**AIM OF THE EXERCISE:**
All of the material below is to be restated word for word, apart from the pictures.

***

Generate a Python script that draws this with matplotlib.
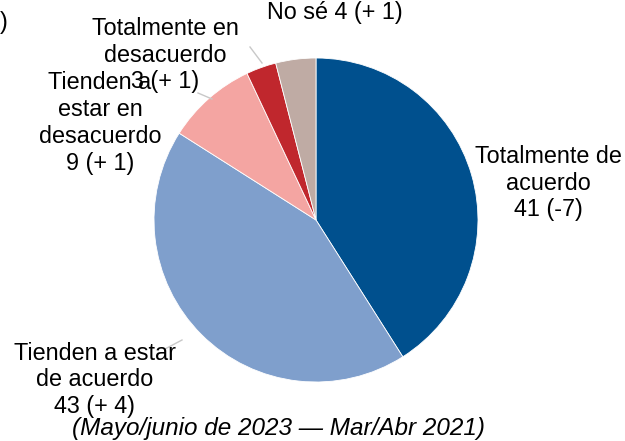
import matplotlib.pyplot as plt

plt.rcParams['font.family'] = ['Liberation Sans', 'DejaVu Sans']

categories = ["Totalmente de\nacuerdo", "Tienden a estar\nde acuerdo",
              "Tienden a\nestar en\ndesacuerdo", "Totalmente en\ndesacuerdo", "No sé"]
values = [41, 43, 9, 3, 4]
changes = ["(-7)", "(+ 4)", "(+ 1)", "(+ 1)", "(+ 1)"]
colors = ["#00508E", "#7F9FCC", "#F4A5A2", "#C0272D", "#BFABA4"]
caption = "(Mayo/junio de 2023 \u2014 Mar/Abr 2021)"

W, H = 625, 441
fig = plt.figure(figsize=(W / 100, H / 100), dpi=100)
ax = fig.add_axes([0, 0, 1, 1])

cx, cy, r = 316, H - 220, 162
ax.pie(values, colors=colors, startangle=90, counterclock=False,
       center=(cx, cy), radius=r,
       wedgeprops=dict(edgecolor="white", linewidth=0.6))
ax.set_xlim(0, W)
ax.set_ylim(0, H)
ax.set_aspect("equal")
ax.axis("off")

fs = 16.8
# label positions (pixel space, y from top)
pos = [(548, 183), (95, 380), (100, 123), (165, 55), (335, 12)]
for cat, v, ch, (x, y) in zip(categories, values, changes, pos):
    if cat == "No sé":
        txt = f"{cat} {v} {ch}"
    else:
        txt = f"{cat}\n{v} {ch}"
    ax.text(x, H - y, txt, ha="center", va="center", fontsize=fs,
            linespacing=1.22, color="black")

# leader lines
lc = "#C8C8C8"
ax.plot([250, 262], [H - 47, H - 63], color=lc, lw=1)
ax.plot([198, 212], [H - 93, H - 99], color=lc, lw=1)
ax.plot([165, 182], [H - 349, H - 340], color=lc, lw=1)

ax.text(279, H - 428, caption, ha="center", va="center", fontsize=17.5,
        style="italic")
ax.text(0, H - 22, ")", ha="left", va="center", fontsize=fs)

fig.savefig("out.png", dpi=100)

***

**EXPECTED ANSWER:**
Generate a Python script that draws this with matplotlib.
import matplotlib.pyplot as plt

plt.rcParams['font.family'] = ['Liberation Sans', 'DejaVu Sans']

categories = ["Totalmente de\nacuerdo", "Tienden a estar\nde acuerdo",
              "Tienden a\nestar en\ndesacuerdo", "Totalmente en\ndesacuerdo", "No sé"]
values = [41, 43, 9, 3, 4]
changes = ["(-7)", "(+ 4)", "(+ 1)", "(+ 1)", "(+ 1)"]
colors = ["#00508E", "#7F9FCC", "#F4A5A2", "#C0272D", "#BFABA4"]
caption = "(Mayo/junio de 2023 \u2014 Mar/Abr 2021)"

W, H = 625, 441
fig = plt.figure(figsize=(W / 100, H / 100), dpi=100)
ax = fig.add_axes([0, 0, 1, 1])

cx, cy, r = 316, H - 220, 162
ax.pie(values, colors=colors, startangle=90, counterclock=False,
       center=(cx, cy), radius=r,
       wedgeprops=dict(edgecolor="white", linewidth=0.6))
ax.set_xlim(0, W)
ax.set_ylim(0, H)
ax.set_aspect("equal")
ax.axis("off")

fs = 16.8
# label positions (pixel space, y from top)
pos = [(548, 183), (95, 380), (100, 123), (165, 55), (335, 12)]
for cat, v, ch, (x, y) in zip(categories, values, changes, pos):
    if cat == "No sé":
        txt = f"{cat} {v} {ch}"
    else:
        txt = f"{cat}\n{v} {ch}"
    ax.text(x, H - y, txt, ha="center", va="center", fontsize=fs,
            linespacing=1.22, color="black")

# leader lines
lc = "#C8C8C8"
ax.plot([250, 262], [H - 47, H - 63], color=lc, lw=1)
ax.plot([198, 212], [H - 93, H - 99], color=lc, lw=1)
ax.plot([165, 182], [H - 349, H - 340], color=lc, lw=1)

ax.text(279, H - 428, caption, ha="center", va="center", fontsize=17.5,
        style="italic")
ax.text(0, H - 22, ")", ha="left", va="center", fontsize=fs)

fig.savefig("out.png", dpi=100)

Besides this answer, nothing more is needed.